SEGUINDO ÀS NOSSAS VISTAS, observamos agora outra mulher: dona Saíta (sem sobrenomes, por favor), educada, como sua já citada colega, também em Barbacena (a cidade das rosas, como se vê), na foto com seu vestido de largas golas, oito botões de branco marfim, colarzinho de pérolas, meias brancas encobrindo seus pezinhos e sapatinhos pretos, empoeirados, balançando-os sobre o chão, como se estivesse evitando tocá-lo; ah, jamais conseguirei descrever com a riqueza de detalhes necessária tudo que (pré) vejo nessa fotografia que revelou-se na “piscina do tempo”, como disse em outro verso o Poeta Maior.

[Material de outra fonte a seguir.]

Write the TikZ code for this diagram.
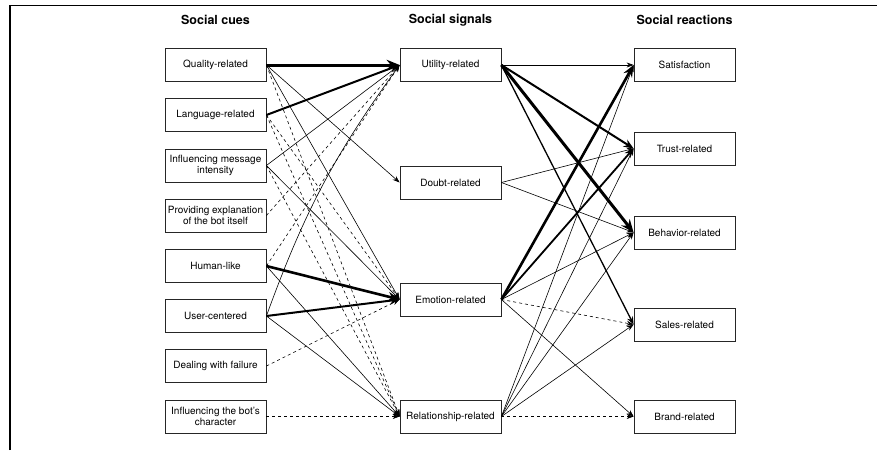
\documentclass[tikz,border=0pt]{standalone}
\usepackage{fontspec}
\setmainfont{TeX Gyre Heros}
\usetikzlibrary{arrows.meta}

\begin{document}
\begin{tikzpicture}[x=1pt,y=-1pt,
  box/.style={draw=black!85,line width=0.8pt,minimum width=101pt,minimum height=33pt,inner sep=1pt,align=center,font=\fontsize{10}{11}\selectfont},
  head/.style={font=\bfseries\fontsize{12.5}{14}\selectfont},
  link/.style={-{Stealth[length=7pt,width=5pt]},line width=0.6pt},
  maybe/.style={link,dash pattern=on 3pt off 3pt},
  heavy/.style={-{Stealth[length=4pt 3,width=3pt 2.5]},line width=#1}]
\useasboundingbox (0,0) rectangle (877,450);
\draw[line width=1.7pt] (10,450) -- (10,5.5) -- (165,5.5);
\draw[line width=0.6pt] (165,5) -- (735,5);
\draw[line width=1.7pt] (735,5.5) -- (877,5.5);
\node[head] (cues) at (215.5,20) {Social cues};
\node[head] (signals) at (450.5,20) {Social signals};
\node[head] (reactions) at (684.5,20) {Social reactions};
\node[box] (quality) at (215.5,65) {Quality-related};
\node[box] (language) at (215.5,115) {Language-related};
\node[box] (intensity) at (215.5,165.5) {Influencing message\\intensity};
\node[box] (explanation) at (215.5,215.5) {Providing explanation\\of the bot itself};
\node[box] (humanlike) at (215.5,266) {Human-like};
\node[box] (usercentered) at (215.5,316) {User-centered};
\node[box] (failure) at (215.5,366) {Dealing with failure};
\node[box] (character) at (215.5,416.5) {Influencing the bot's\\character};
\node[box] (utility) at (450.5,65) {Utility-related};
\node[box] (doubt) at (450.5,182.5) {Doubt-related};
\node[box] (emotion) at (450.5,299.5) {Emotion-related};
\node[box] (relationship) at (450.5,416.5) {Relationship-related};
\node[box] (satisfaction) at (684.5,65) {Satisfaction};
\node[box] (trust) at (684.5,148.5) {Trust-related};
\node[box] (behavior) at (684.5,232.5) {Behavior-related};
\node[box] (sales) at (684.5,324.5) {Sales-related};
\node[box] (brand) at (684.5,416.5) {Brand-related};
\draw[heavy=3pt] (quality.east) -- (utility.west);
\draw[heavy=2pt] (language.east) -- (utility.west);
\draw[heavy=2.6pt] (humanlike.east) -- (emotion.west);
\draw[heavy=2pt] (usercentered.east) -- (emotion.west);
\draw[link] (usercentered.east) to[bend left=8] (utility.west);
\foreach \a/\b in {quality/doubt,quality/emotion,intensity/utility,intensity/emotion,humanlike/relationship,usercentered/relationship}
  \draw[link] (\a.east) -- (\b.west);
\foreach \a/\b in {quality/relationship,language/emotion,language/relationship,intensity/relationship,explanation/utility,humanlike/utility,failure/emotion,character/relationship}
  \draw[maybe] (\a.east) -- (\b.west);
\draw[heavy=3pt] (utility.east) -- (behavior.west);
\draw[heavy=2pt] (utility.east) -- (trust.west);
\draw[heavy=1.3pt] (utility.east) -- (sales.west);
\draw[heavy=2.6pt] (emotion.east) -- (satisfaction.west);
\draw[heavy=1.8pt] (emotion.east) -- (trust.west);
\foreach \a/\b in {utility/satisfaction,doubt/trust,doubt/behavior,emotion/behavior,emotion/brand,relationship/satisfaction,relationship/trust,relationship/behavior,relationship/sales}
  \draw[link] (\a.east) -- (\b.west);
\foreach \a/\b in {emotion/sales,relationship/brand}
  \draw[maybe] (\a.east) -- (\b.west);
\end{tikzpicture}
\end{document}
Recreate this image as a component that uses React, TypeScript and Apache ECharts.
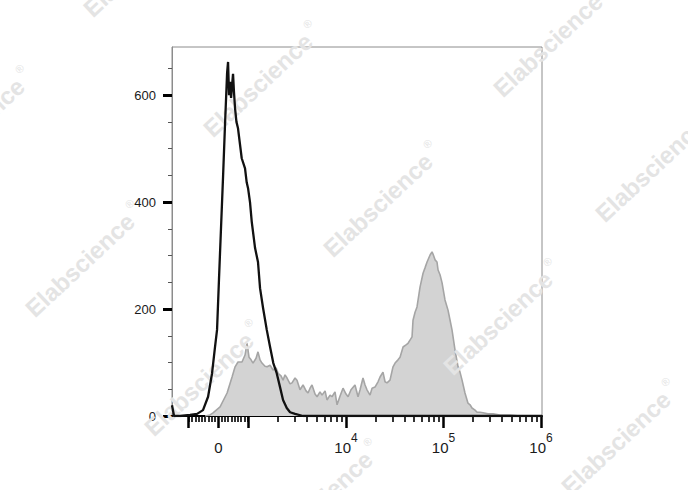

Chegamos, finalmente, ao último dos figurantes, sentado como se estivesse indiferente ao que se passava ao seu redor, dirigindo seu olhar para o lado oposto às lentes de Ti’Brás, indicando assim – sem querer – uma possível outra cena que aqui não se vê à mostra. Trata-se do ex-padre João Borges, brancos cabelos, já um velho senhor nesse instantâneo , que, após ter desistido de seu celibato e se despido das vestes sacerdotais, tornou-se professor de geografia, preocupando-se muito mais com as coisas terrena e afluentes do que propriamente com os desígnios do céu.
ENCERRO, mais uma vez, essa viagem que não termina jamais.